On March 14, the same day British lawmakers voted to delay Brexit, the former businessman-turned-president did just that. He stole the spotlight and threatened to bring down Brussels with "severe" trade tariffs and economic pain.
Trump told reporters, “We're going to tariff a lot of their products coming in because the European Union treats us very unfairly.”
He then urged the EU to address what the White House has long claimed is unfair trading practices, “and if they don't talk to us we're going to do something that would be pretty severe economically.”
In many respects, the same argument cannot be made against Trump's Chinese counterpart President Xi Jinping.
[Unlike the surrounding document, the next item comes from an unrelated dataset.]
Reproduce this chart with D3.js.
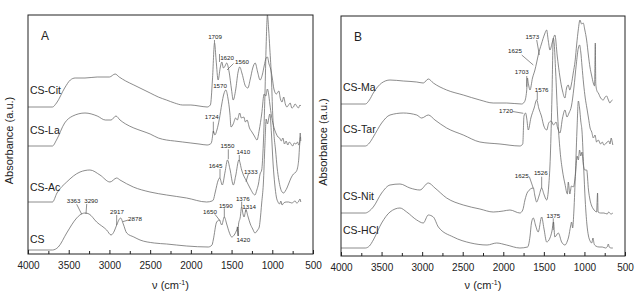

Xi doesn't need to catch any fish from Europe's muddy waters, and surely he sees no economic and political interests in putting the struggling EU and Eurozone economies in a straight-jacket.
On the contrary, President Xi Jinping will visit Italy for trade and investment talks on March 22. The trillion-dollar Belt and Road Initiative (BRI) will take the center, too, because it has already linked the Asian behemoth to Central and Eastern Europe, including Italy, Greece, and Portugal.
To be clear, unlike his American counterpart, during his visit, President Xi has no plans to add fuel to the deep trans-Atlantic rift, or throw UK off the cliff over its decision to leave the EU. This is not to project Beijing's alleged influence at the expense of the host country, either.
The view of the outside venue of the Belt and Road Forum, which was held in Beijing on May 15, 2017. /VCG Photo 

The view of the outside venue of the Belt and Road Forum, which was held in Beijing on May 15, 2017. /VCG Photo 

However, the visit will go against Trump's one-man approach to make Eurozone economies a captive of a tariff war. To that end, he can't wait to sign “Section 232" report from the U.S. Commerce Department. The report alleges that European exports of cars to the U.S. are a national security threat.
This has already frightened European powers. German Chancellor Angela Merkel, in particular, has voiced dismay and described U.S. moves to declare European car imports "a threat to national security" as "frightening".
There is no mystery here, and this is not Trump's era. German Chancellor Merkel and other European leaders need not scratch their heads in wonder. There are ways for China and the EU to maintain dialogue and prevent further chaos and instability over such tactics. Most crucially, this could come through multilateral cooperation and within the framework of BRI.

Spirited pushback

It is now a telling yarn that China's Belt and Road Initiative is the salt of the earth. The base case remains that it's the future for global trade and prosperity.
The plus point in all this is that China has no national differing priorities and the scenario is not conditional on EU concessions to China on trade. The Asian giant won't drive a wedge between itself and host countries.
There are no bad options for Europe. It has a lot to gain from joining BRI. Statements from Chinese officials prove impossible to dilute this prediction that the global development program can help prop up the Eurozone economy and avoid a dire year ahead for both economies.
Both things can be true, that's according to Zhou Xiaofei, deputy secretary general of the National Development and Reform Commission, who has called for European companies to join the trillion-dollar global trade-and-infrastructure program.
Zhou Xiaofei, Deputy Secretary General of the National Development and Reform Commission on December 4, 2018. /VCG Photo

Zhou Xiaofei, Deputy Secretary General of the National Development and Reform Commission on December 4, 2018. /VCG Photo

He has even pledged greater cooperation with American enterprises on mainly professional services, management, financing and joint-venture operations.
In his words, “The Belt and Road Initiative is not a private path of one party, but an avenue of sunshine for everyone to go forward. China is not singing solo, but in a chorus of countries along the Belt and Road.”
Given the diversity of host nations, it will be a historic blunder for the EU and Eurozone economies to turn “this beneficial competition into rivalry.” The trillion-dollar program is not an attempt by Beijing to subject EU exports and products into what some critics call “discriminatory, unpredictable and burdensome procedures.”
In brief, a rough translation of all this should go this: On March 22, when he meets President Xi Jinping in Rome, Giuseppe Conte, the 58th prime minister of Italy, will prove the Sino skeptics wrong. He will sign a memorandum of understanding to support China's BRI.
The hope is that this will tip the balance in favor of a decision by other Eurozone economies to also support the BRI, for global development and shared future.